Судьи дисквалифицировали этого летчика. Жестоко, но поучительно! Пусть знают те, для кого самоутверж­дение дороже жизни, — этот их принцип порочен. Обще­ство никогда его не признает, и победа на этой стезе может обернуться для них поражением...

Задаю себе вопрос: как увязать его поведение в воз­духе с честолюбием? С первой же минуты полета он по­нимал:  призов  ему не видать.  А перед тем как выдать эту смертельную акробатику, понимал и другое: речь может идти только о  последних  местах.  Что толкнуло его на этот поступок?

Инерция  борьбы. Та, которую набирал он тем боль­ше, чем больше воевал с самим собой.  Мощная настоль­ко,  что перенесла  его даже через такой  гигантский по­рог,  как  страх.  Сильный  человек  в  разгар  борьбы  еще

больше, чем жизни, жаждет победы. В запале он иногда забывает, зачем она нужна ему. Случается, он этого просто не знает.

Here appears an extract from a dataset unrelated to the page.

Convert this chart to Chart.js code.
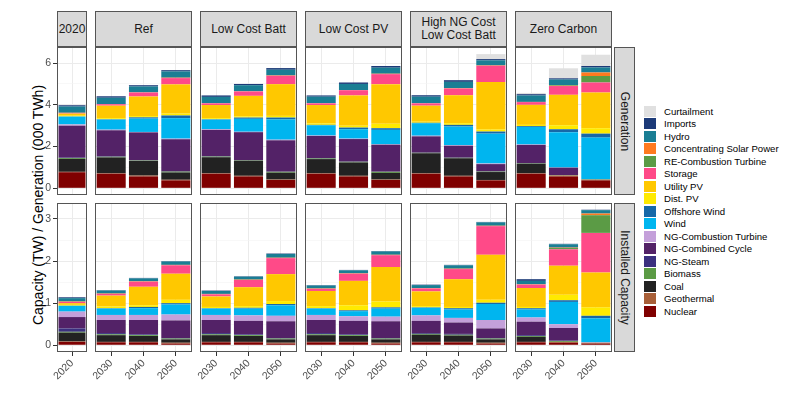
<!DOCTYPE html>
<html lang="en">
<head>
<meta charset="UTF-8">
<title>Capacity and Generation by Scenario</title>
<script src="https://cdn.jsdelivr.net/npm/chart.js@4.4.1/dist/chart.umd.min.js"></script>
<style>
  body { margin: 0; background: #fff; font-family: "Liberation Sans", Arial, sans-serif; }
  #wrap { position: relative; width: 800px; height: 395px; overflow: hidden; }
  canvas { position: absolute; }
  .strip { position: absolute; box-sizing: border-box; background: #D9D9D9; border: 1px solid #555;
           display: flex; align-items: center; justify-content: center; text-align: center;
           font-size: 12px; line-height: 13px; color: #1A1A1A; white-space: pre; }
  .vstrip span { transform: rotate(90deg); white-space: nowrap; }
  #ytitle { position: absolute; left: 38px; top: 205px; transform: translate(-50%, -50%) rotate(-90deg);
            font-size: 14px; color: #000; white-space: nowrap; }
  #legend { position: absolute; left: 644px; top: 105px; font-size: 9.6px; color: #000; }
  .item { height: 12.5px; display: flex; align-items: center; }
  .key { width: 12px; height: 11px; margin-right: 8px; }
</style>
</head>
<body>
<div id="wrap">
  <div id="ytitle">Capacity (TW) / Generation (000 TWh)</div>
  <div id="legend"></div>
</div>
<script>
// facets and categories
const scenarios = ['2020', 'Ref', 'Low Cost Batt', 'Low Cost PV', 'High NG Cost\nLow Cost Batt', 'Zero Carbon'];
const scenarioYears = [['2020'], ['2030', '2040', '2050'], ['2030', '2040', '2050'],
                       ['2030', '2040', '2050'], ['2030', '2040', '2050'], ['2030', '2040', '2050']];
const rowLabels = ['Generation', 'Installed Capacity'];

// stack order, bottom to top
const techs = ['Nuclear', 'Geothermal', 'Coal', 'Biomass', 'NG-Steam', 'NG-Combined Cycle',
  'NG-Combustion Turbine', 'Wind', 'Offshore Wind', 'Dist. PV', 'Utility PV', 'Storage',
  'RE-Combustion Turbine', 'Concentrating Solar Power', 'Hydro', 'Imports', 'Curtailment'];
const techColors = ['#7F0000', '#A85F38', '#222222', '#5B9B45', '#3B307F', '#532267',
  '#C4A0DA', '#00B5EF', '#1668A8', '#FFEA00', '#FFC800', '#FF4A88',
  '#5B9B45', '#FF7A1F', '#1A7E94', '#1C3A78', '#E0E0E0'];

// generation (000 TWh); bars: 2020 | Ref 30,40,50 | LCB | LCPV | HighNG | ZeroC
const genNuclear     = [0.77, 0.70, 0.57, 0.38, 0.70, 0.57, 0.40, 0.70, 0.57, 0.40, 0.70, 0.57, 0.38, 0.70, 0.57, 0.38];
const genGeothermal  = [0.02, 0.02, 0.04, 0.03, 0.02, 0.03, 0.02, 0.02, 0.03, 0.02, 0.02, 0.03, 0.02, 0.02, 0.04, 0.03];
const genCoal        = [0.62, 0.76, 0.70, 0.35, 0.77, 0.72, 0.33, 0.68, 0.64, 0.32, 0.96, 0.84, 0.38, 0.46, 0, 0];
const genBiomass     = [0.04, 0.03, 0.02, 0.04, 0.03, 0.02, 0.04, 0.03, 0.03, 0.05, 0.02, 0.02, 0.02, 0.02, 0.02, 0.02];
const genNGSteam     = [0.02, 0.02, 0.01, 0.01, 0.02, 0.01, 0.01, 0.02, 0.01, 0.01, 0.01, 0.01, 0.01, 0.01, 0, 0];
const genNGCC        = [1.53, 1.25, 1.34, 1.54, 1.26, 1.34, 1.50, 1.06, 1.08, 1.29, 0.78, 0.57, 0.35, 0.87, 0.36, 0];
const genNGCT        = [0.06, 0.03, 0.02, 0.03, 0.03, 0.02, 0.03, 0.02, 0.02, 0.02, 0.03, 0.03, 0.03, 0.02, 0.01, 0.01];
const genWind        = [0.38, 0.48, 0.64, 0.98, 0.46, 0.62, 0.97, 0.49, 0.45, 0.69, 0.60, 0.89, 1.43, 0.84, 1.69, 1.99];
const genOffshore    = [0, 0.02, 0.06, 0.13, 0.02, 0.06, 0.09, 0.02, 0.08, 0.08, 0.02, 0.08, 0.10, 0.04, 0.14, 0.19];
const genDistPV      = [0.04, 0.05, 0.06, 0.09, 0.05, 0.06, 0.08, 0.07, 0.09, 0.21, 0.05, 0.08, 0.10, 0.06, 0.19, 0.26];
const genUtilityPV   = [0.10, 0.60, 0.94, 1.40, 0.63, 0.98, 1.52, 0.88, 1.45, 1.90, 0.77, 1.34, 2.27, 0.96, 1.46, 1.71];
const genStorage     = [0.03, 0.07, 0.19, 0.30, 0.08, 0.21, 0.40, 0.08, 0.25, 0.48, 0.11, 0.32, 0.78, 0.13, 0.42, 0.48];
const genRECT        = [0, 0, 0, 0, 0, 0, 0, 0, 0, 0, 0, 0, 0, 0, 0.03, 0.31];
const genCSP         = [0.01, 0.01, 0.01, 0.02, 0.01, 0.01, 0.02, 0.01, 0.01, 0.02, 0.01, 0.02, 0.02, 0.01, 0.02, 0.17];
const genHydro       = [0.30, 0.30, 0.28, 0.30, 0.30, 0.29, 0.27, 0.31, 0.29, 0.29, 0.31, 0.30, 0.24, 0.31, 0.26, 0.24];
const genImports     = [0.06, 0.07, 0.06, 0.06, 0.07, 0.06, 0.08, 0.06, 0.07, 0.08, 0.07, 0.08, 0.06, 0.06, 0.06, 0.07];
const genCurtailment = [0, 0, 0, 0, 0, 0, 0, 0, 0, 0, 0, 0, 0.24, 0.06, 0.48, 0.54];

// installed capacity (TW)
const capNuclear     = [0.08, 0.07, 0.07, 0.04, 0.07, 0.07, 0.04, 0.07, 0.07, 0.04, 0.07, 0.07, 0.04, 0.07, 0.06, 0.04];
const capGeothermal  = [0.01, 0.01, 0.01, 0.02, 0.01, 0.01, 0.02, 0.01, 0.01, 0.02, 0.01, 0.01, 0.02, 0.01, 0.02, 0.02];
const capCoal        = [0.21, 0.16, 0.14, 0.08, 0.16, 0.14, 0.08, 0.16, 0.14, 0.08, 0.17, 0.15, 0.08, 0.12, 0, 0];
const capBiomass     = [0.02, 0.02, 0.02, 0.02, 0.02, 0.02, 0.02, 0.02, 0.02, 0.02, 0.02, 0.02, 0.02, 0.02, 0.02, 0];
const capNGSteam     = [0.08, 0.03, 0.02, 0.01, 0.03, 0.02, 0.01, 0.03, 0.02, 0.01, 0.02, 0.02, 0.01, 0.02, 0.01, 0];
const capNGCC        = [0.27, 0.31, 0.34, 0.42, 0.31, 0.32, 0.40, 0.31, 0.32, 0.40, 0.29, 0.27, 0.23, 0.32, 0.30, 0];
const capNGCT        = [0.13, 0.12, 0.12, 0.14, 0.12, 0.13, 0.13, 0.12, 0.11, 0.11, 0.13, 0.11, 0.20, 0.10, 0.09, 0.01];
const capWind        = [0.14, 0.15, 0.16, 0.24, 0.15, 0.16, 0.25, 0.15, 0.12, 0.19, 0.18, 0.20, 0.38, 0.19, 0.53, 0.57];
const capOffshore    = [0, 0.01, 0.03, 0.03, 0.01, 0.02, 0.03, 0.01, 0.02, 0.03, 0.01, 0.03, 0.03, 0.03, 0.04, 0.06];
const capDistPV      = [0.02, 0.04, 0.04, 0.08, 0.03, 0.04, 0.07, 0.05, 0.12, 0.14, 0.03, 0.03, 0.07, 0.03, 0.13, 0.20];
const capUtilityPV   = [0.04, 0.26, 0.44, 0.62, 0.25, 0.45, 0.64, 0.36, 0.58, 0.82, 0.35, 0.66, 1.07, 0.45, 0.69, 0.83];
const capStorage     = [0.03, 0.04, 0.12, 0.20, 0.05, 0.17, 0.38, 0.05, 0.17, 0.28, 0.07, 0.24, 0.68, 0.08, 0.39, 0.94];
const capRECT        = [0, 0, 0, 0, 0, 0, 0, 0, 0, 0, 0, 0, 0, 0, 0.03, 0.42];
const capCSP         = [0.01, 0.01, 0.01, 0.01, 0.01, 0.01, 0.01, 0.01, 0.01, 0.01, 0.01, 0.01, 0.01, 0.01, 0.01, 0.04];
const capHydro       = [0.08, 0.07, 0.07, 0.08, 0.07, 0.07, 0.09, 0.07, 0.07, 0.08, 0.07, 0.08, 0.08, 0.08, 0.08, 0.08];
const capImports     = [0.02, 0.01, 0.01, 0.01, 0.01, 0.01, 0.01, 0.01, 0.01, 0.01, 0.01, 0.01, 0.01, 0.04, 0.01, 0.01];
const capCurtailment = [0, 0, 0, 0, 0, 0, 0, 0, 0, 0, 0, 0, 0, 0, 0, 0];

const genSeries = [genNuclear, genGeothermal, genCoal, genBiomass, genNGSteam, genNGCC, genNGCT, genWind,
  genOffshore, genDistPV, genUtilityPV, genStorage, genRECT, genCSP, genHydro, genImports, genCurtailment];
const capSeries = [capNuclear, capGeothermal, capCoal, capBiomass, capNGSteam, capNGCC, capNGCT, capWind,
  capOffshore, capDistPV, capUtilityPV, capStorage, capRECT, capCSP, capHydro, capImports, capCurtailment];

// y axis per row
const yMin = [-0.32, -0.16];
const yMax = [6.77, 3.38];
const yStep = [1, 0.5];
const yMajor = [2, 1];

// layout of the panels (px)
const colLeft = [57, 95, 200, 305, 410, 515];
const colWidth = [30, 97, 97, 97, 97, 97];
const rowTop = [47, 203];
const rowHeight = [148, 149];

Chart.defaults.font.family = '"Liberation Sans", Arial, sans-serif';

const wrap = document.getElementById('wrap');

const panelBorder = {
  id: 'panelBorder',
  afterDraw(chart) {
    const a = chart.chartArea, c = chart.ctx;
    c.save();
    c.strokeStyle = '#555';
    c.lineWidth = 1;
    c.strokeRect(a.left + 0.5, a.top + 0.5, a.right - a.left - 1, a.bottom - a.top - 1);
    c.restore();
  }
};

function isMajor(row, v) {
  const r = v / yMajor[row];
  return Math.abs(r - Math.round(r)) < 1e-6;
}

let start = 0;
const colStart = scenarioYears.map(y => { const s = start; start += y.length; return s; });

for (let row = 0; row < 2; row++) {
  const series = row === 0 ? genSeries : capSeries;
  for (let col = 0; col < scenarios.length; col++) {
    const padL = col === 0 ? 50 : (row === 1 ? 14 : 0);
    const padB = row === 1 ? 40 : 0;
    const cv = document.createElement('canvas');
    cv.width = colWidth[col] + padL;
    cv.height = rowHeight[row] + padB;
    cv.style.left = (colLeft[col] - padL) + 'px';
    cv.style.top = rowTop[row] + 'px';
    wrap.appendChild(cv);

    const n = scenarioYears[col].length;
    const s0 = colStart[col];
    new Chart(cv, {
      type: 'bar',
      data: {
        labels: scenarioYears[col],
        datasets: techs.map((t, k) => ({
          label: t,
          data: series[k].slice(s0, s0 + n).map(v => v || null),
          backgroundColor: techColors[k],
          borderWidth: 0,
          barPercentage: 0.9,
          categoryPercentage: 1
        }))
      },
      options: {
        responsive: false,
        animation: false,
        events: [],
        layout: { padding: 0 },
        plugins: { legend: { display: false }, tooltip: { enabled: false } },
        scales: {
          x: {
            stacked: true,
            offset: true,
            border: { display: false },
            grid: { offset: false, color: '#EBEBEB', lineWidth: 1, drawTicks: row === 1, tickLength: 4, tickColor: '#333' },
            ticks: { display: row === 1, minRotation: 45, maxRotation: 45, padding: 1,
                     font: { size: 10.5 }, color: '#4D4D4D' },
            afterFit(s) { s.height = padB; s.paddingLeft = 0; s.paddingRight = 0; }
          },
          y: {
            stacked: true,
            min: yMin[row],
            max: yMax[row],
            border: { display: false },
            grid: {
              color: c => isMajor(row, c.tick.value) ? '#EBEBEB' : '#F3F3F3',
              lineWidth: c => isMajor(row, c.tick.value) ? 1 : 0.6,
              drawTicks: col === 0,
              tickLength: 4,
              tickColor: c => isMajor(row, c.tick.value) ? '#333' : 'rgba(0,0,0,0)'
            },
            ticks: {
              display: col === 0,
              stepSize: yStep[row],
              includeBounds: false,
              padding: 2,
              font: { size: 10.5 },
              color: '#4D4D4D',
              callback: v => isMajor(row, v) ? String(Math.round(v)) : ''
            },
            afterFit(s) { s.width = padL; s.paddingTop = 0; s.paddingBottom = 0; }
          }
        }
      },
      plugins: [panelBorder]
    });
  }
}

// facet strips
scenarios.forEach((name, col) => {
  const d = document.createElement('div');
  d.className = 'strip';
  d.style.left = colLeft[col] + 'px';
  d.style.top = '11px';
  d.style.width = colWidth[col] + 'px';
  d.style.height = '36px';
  d.textContent = name;
  wrap.appendChild(d);
});
rowLabels.forEach((name, row) => {
  const d = document.createElement('div');
  d.className = 'strip vstrip';
  d.style.left = '614px';
  d.style.top = rowTop[row] + 'px';
  d.style.width = '21px';
  d.style.height = rowHeight[row] + 'px';
  const sp = document.createElement('span');
  sp.textContent = name;
  d.appendChild(sp);
  wrap.appendChild(d);
});

// legend, top of stack first
const legend = document.getElementById('legend');
for (let k = techs.length - 1; k >= 0; k--) {
  const it = document.createElement('div');
  it.className = 'item';
  it.innerHTML = '<div class="key" style="background:' + techColors[k] + '"></div><span>' + techs[k] + '</span>';
  legend.appendChild(it);
}
</script>
</body>
</html>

Борьба для него — самоценная и самоцельная штука. «Вступивший в борьбу пусть обретет победу!» — в этом сила человечества, в этом суть его созидающего упрямства.

Все это я говорю к тому, чтобы сделать вывод: често­любие честолюбием, но оно — понятие, как говорят, стратегическое, определяет поведение человека в мас­штабе всей жизни, тактика же борьбы чаще и больше зависит совсем от других причин.

Теперь я сойду со своего пьедестала, чтобы взглянуть на него со стороны, удивиться его высоте и особенно тому, что это я,  Игорь  Егоров,  на нем оказался, а глав­ное, задуматься над тем, как я  туда попал?!  Что же во мне такого, что сделало меня, некогда застенчивого, щуплого и  очень смирного  мальчугана,  чемпионом ми­ра, первым обладателем кубка Арести?